→ **Aim**:
Search the data below for "this"; list each line that holds it.

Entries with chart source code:

▽

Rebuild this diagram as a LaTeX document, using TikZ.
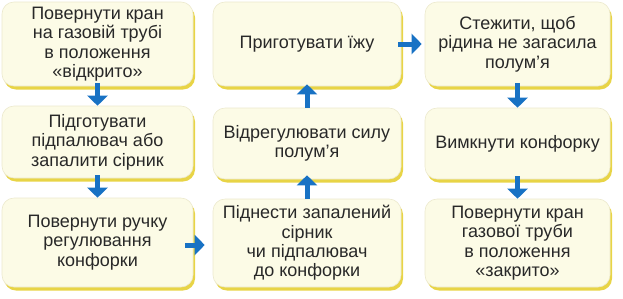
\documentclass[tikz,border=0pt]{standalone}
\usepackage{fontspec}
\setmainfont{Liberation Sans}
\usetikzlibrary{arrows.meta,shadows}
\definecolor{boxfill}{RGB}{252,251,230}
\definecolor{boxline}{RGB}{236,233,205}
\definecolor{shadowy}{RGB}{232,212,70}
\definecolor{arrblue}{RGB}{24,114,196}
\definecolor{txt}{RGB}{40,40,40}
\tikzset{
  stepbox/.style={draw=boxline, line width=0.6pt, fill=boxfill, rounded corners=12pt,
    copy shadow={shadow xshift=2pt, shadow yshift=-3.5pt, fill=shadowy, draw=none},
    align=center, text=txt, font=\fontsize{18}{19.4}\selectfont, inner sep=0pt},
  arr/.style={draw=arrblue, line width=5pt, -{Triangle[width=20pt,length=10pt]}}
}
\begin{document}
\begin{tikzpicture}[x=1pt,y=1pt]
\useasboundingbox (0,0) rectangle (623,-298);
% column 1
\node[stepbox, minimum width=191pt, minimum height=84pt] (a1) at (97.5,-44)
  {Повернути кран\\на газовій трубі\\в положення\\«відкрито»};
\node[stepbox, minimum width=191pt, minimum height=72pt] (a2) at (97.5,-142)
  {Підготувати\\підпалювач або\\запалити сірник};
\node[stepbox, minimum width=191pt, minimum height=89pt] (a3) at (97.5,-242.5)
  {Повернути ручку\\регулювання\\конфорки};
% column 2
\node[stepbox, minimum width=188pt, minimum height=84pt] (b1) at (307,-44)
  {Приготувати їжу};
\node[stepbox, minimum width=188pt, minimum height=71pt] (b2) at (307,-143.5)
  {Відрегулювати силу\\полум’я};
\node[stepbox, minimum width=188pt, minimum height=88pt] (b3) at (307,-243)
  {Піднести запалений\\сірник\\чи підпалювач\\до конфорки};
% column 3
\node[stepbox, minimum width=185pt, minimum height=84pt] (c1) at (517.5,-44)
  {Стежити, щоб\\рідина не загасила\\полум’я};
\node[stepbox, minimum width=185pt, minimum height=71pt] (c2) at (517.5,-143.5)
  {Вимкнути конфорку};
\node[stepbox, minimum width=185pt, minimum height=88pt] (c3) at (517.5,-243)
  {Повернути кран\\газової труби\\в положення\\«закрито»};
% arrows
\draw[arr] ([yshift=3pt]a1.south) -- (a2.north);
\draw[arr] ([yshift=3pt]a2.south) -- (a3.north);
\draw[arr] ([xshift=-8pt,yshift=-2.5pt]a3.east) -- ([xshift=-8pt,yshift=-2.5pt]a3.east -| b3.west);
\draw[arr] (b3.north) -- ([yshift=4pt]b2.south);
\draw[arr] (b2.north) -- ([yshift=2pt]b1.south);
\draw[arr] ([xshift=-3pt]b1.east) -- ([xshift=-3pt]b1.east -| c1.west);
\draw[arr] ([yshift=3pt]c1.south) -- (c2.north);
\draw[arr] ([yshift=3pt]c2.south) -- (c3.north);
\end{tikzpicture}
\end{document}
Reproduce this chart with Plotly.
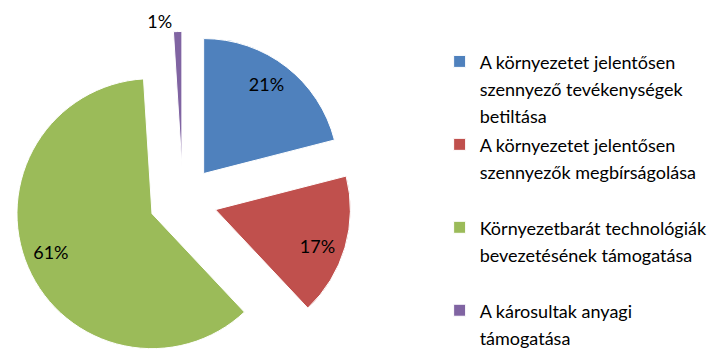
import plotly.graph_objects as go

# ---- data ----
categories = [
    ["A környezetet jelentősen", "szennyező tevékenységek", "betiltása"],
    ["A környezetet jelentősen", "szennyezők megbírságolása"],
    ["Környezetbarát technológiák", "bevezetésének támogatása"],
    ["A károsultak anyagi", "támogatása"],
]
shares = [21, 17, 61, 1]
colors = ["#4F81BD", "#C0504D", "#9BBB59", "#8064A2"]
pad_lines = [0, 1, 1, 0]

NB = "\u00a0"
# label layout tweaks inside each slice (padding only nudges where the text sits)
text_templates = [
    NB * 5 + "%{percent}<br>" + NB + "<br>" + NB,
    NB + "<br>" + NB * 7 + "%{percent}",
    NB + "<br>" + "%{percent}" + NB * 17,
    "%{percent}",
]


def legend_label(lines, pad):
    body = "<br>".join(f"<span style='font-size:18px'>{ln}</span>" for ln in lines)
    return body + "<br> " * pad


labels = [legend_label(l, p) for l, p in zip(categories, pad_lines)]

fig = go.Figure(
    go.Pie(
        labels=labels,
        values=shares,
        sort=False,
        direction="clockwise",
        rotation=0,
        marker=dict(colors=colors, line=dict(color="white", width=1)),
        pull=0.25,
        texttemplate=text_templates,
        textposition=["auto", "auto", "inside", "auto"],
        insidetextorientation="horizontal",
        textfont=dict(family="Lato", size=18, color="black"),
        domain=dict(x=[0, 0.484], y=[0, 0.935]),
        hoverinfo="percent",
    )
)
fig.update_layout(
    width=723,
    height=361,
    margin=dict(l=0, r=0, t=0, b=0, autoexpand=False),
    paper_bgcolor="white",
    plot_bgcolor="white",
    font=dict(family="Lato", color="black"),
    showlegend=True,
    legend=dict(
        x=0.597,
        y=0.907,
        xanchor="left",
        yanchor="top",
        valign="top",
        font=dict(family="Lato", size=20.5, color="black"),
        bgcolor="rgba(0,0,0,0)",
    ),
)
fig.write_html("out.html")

△
▽

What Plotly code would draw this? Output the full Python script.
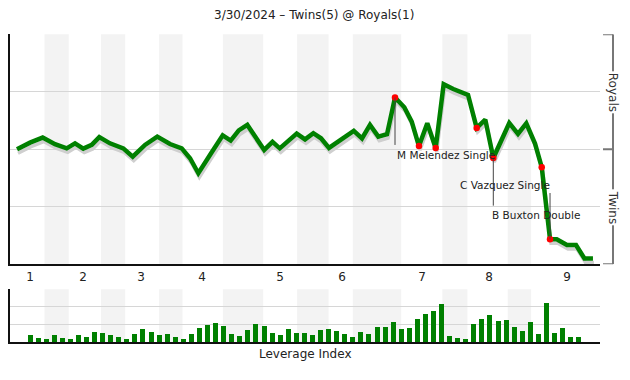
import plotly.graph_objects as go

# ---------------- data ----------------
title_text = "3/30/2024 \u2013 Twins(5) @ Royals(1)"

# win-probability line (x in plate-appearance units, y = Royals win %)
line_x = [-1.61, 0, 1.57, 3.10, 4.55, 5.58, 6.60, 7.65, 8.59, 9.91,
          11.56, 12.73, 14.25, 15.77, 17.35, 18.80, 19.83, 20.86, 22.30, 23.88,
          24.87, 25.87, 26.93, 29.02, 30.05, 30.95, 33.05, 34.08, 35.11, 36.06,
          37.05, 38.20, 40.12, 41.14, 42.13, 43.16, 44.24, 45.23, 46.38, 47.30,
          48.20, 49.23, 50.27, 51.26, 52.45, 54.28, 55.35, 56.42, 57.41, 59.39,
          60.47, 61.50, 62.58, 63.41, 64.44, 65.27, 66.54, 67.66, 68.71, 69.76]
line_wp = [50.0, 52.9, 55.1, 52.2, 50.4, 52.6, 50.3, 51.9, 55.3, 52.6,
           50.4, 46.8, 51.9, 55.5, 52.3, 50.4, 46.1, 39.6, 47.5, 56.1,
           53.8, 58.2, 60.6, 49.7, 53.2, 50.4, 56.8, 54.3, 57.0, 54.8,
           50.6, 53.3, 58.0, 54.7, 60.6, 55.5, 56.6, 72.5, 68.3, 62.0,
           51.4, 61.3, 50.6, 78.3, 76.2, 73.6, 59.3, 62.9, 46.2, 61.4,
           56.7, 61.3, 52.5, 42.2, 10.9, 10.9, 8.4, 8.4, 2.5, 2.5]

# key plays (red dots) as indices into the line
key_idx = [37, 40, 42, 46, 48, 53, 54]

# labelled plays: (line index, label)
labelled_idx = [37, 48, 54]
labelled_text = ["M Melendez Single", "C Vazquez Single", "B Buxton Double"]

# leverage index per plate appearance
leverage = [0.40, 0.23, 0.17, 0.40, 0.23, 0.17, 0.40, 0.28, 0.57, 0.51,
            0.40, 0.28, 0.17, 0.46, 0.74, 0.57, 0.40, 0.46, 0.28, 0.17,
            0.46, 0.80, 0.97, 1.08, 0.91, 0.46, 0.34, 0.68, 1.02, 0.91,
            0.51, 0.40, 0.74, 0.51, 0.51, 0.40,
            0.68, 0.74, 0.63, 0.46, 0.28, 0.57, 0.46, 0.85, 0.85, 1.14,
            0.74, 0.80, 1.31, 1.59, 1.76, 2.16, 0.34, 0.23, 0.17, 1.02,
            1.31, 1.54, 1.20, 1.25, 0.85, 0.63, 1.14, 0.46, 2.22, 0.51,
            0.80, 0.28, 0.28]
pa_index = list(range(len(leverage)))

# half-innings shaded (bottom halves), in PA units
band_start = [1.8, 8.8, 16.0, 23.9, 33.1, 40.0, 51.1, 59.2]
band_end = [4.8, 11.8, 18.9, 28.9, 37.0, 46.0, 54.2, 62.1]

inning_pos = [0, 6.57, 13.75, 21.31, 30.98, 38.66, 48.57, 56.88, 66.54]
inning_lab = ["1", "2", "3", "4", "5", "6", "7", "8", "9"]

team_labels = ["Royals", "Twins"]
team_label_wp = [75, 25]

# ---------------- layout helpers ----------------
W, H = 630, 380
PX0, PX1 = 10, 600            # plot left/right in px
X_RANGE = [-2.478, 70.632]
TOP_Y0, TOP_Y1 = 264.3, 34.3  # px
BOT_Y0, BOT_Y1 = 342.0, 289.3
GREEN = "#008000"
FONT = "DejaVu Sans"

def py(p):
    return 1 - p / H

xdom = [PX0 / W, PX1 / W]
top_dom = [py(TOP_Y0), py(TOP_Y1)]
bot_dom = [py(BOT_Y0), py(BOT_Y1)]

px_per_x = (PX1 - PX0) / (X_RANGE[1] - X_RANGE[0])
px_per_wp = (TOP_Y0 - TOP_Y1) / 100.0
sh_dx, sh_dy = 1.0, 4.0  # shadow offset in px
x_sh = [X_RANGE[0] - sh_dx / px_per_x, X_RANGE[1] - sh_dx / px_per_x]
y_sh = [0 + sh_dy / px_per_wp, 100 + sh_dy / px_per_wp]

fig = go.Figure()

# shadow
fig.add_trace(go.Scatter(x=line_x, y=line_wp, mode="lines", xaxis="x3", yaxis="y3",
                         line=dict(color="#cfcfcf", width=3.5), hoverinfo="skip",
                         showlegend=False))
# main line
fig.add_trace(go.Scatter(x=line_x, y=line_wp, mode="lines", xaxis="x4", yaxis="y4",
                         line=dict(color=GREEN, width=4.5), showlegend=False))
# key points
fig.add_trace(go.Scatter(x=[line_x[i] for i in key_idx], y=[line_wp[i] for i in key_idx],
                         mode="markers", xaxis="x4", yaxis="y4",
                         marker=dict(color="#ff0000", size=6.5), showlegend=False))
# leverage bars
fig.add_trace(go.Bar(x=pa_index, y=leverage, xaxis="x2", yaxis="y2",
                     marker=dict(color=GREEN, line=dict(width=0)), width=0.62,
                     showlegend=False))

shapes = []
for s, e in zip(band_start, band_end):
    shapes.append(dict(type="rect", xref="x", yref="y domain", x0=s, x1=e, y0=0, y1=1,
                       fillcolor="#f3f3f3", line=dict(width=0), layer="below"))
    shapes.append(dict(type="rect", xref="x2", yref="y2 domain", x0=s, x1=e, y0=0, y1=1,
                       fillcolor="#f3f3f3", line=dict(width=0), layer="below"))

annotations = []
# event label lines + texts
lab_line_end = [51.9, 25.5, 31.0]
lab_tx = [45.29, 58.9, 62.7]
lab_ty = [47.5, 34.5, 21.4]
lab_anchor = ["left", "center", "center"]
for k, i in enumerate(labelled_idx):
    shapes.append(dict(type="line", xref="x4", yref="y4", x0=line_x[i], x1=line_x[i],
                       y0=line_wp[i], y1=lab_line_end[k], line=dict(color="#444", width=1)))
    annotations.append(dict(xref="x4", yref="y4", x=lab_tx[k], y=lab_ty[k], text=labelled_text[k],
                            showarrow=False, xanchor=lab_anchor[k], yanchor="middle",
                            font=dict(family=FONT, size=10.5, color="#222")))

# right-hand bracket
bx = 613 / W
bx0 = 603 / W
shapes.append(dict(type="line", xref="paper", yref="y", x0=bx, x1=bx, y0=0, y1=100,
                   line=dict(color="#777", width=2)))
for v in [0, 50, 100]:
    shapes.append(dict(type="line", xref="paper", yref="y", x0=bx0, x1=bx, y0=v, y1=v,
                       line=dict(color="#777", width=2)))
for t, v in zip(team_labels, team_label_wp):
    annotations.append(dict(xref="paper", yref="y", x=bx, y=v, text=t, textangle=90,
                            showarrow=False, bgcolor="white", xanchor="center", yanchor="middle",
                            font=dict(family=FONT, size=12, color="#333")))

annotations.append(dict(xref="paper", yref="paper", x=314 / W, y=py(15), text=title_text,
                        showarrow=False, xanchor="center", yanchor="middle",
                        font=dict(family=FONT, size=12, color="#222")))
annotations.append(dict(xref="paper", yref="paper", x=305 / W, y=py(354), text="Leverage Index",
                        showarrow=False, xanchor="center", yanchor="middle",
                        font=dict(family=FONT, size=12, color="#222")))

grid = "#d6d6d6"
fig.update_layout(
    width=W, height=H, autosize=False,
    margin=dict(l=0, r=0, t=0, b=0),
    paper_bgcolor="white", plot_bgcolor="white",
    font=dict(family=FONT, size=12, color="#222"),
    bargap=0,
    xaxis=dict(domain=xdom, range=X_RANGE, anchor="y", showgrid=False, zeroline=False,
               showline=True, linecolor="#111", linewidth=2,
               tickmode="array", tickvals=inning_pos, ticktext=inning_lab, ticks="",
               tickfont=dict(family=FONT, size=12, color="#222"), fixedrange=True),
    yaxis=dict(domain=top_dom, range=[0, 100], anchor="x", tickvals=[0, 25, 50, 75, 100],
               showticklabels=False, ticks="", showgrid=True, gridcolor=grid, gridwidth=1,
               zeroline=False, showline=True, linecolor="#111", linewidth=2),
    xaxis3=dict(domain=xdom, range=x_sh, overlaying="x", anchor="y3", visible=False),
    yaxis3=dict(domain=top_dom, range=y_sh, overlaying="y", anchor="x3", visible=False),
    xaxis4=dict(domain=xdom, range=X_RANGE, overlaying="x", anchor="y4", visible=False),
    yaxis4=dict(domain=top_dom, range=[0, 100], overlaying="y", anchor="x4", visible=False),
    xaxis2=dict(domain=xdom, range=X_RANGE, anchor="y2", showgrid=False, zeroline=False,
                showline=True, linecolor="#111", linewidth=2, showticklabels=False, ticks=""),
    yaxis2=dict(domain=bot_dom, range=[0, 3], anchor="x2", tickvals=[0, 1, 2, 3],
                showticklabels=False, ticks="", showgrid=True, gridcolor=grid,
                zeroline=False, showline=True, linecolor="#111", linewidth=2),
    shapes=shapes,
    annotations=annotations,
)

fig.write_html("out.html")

△

→ **Final result**:
Rebuild this diagram as a LaTeX document, using TikZ.
Reproduce this chart with Plotly.
What Plotly code would draw this? Output the full Python script.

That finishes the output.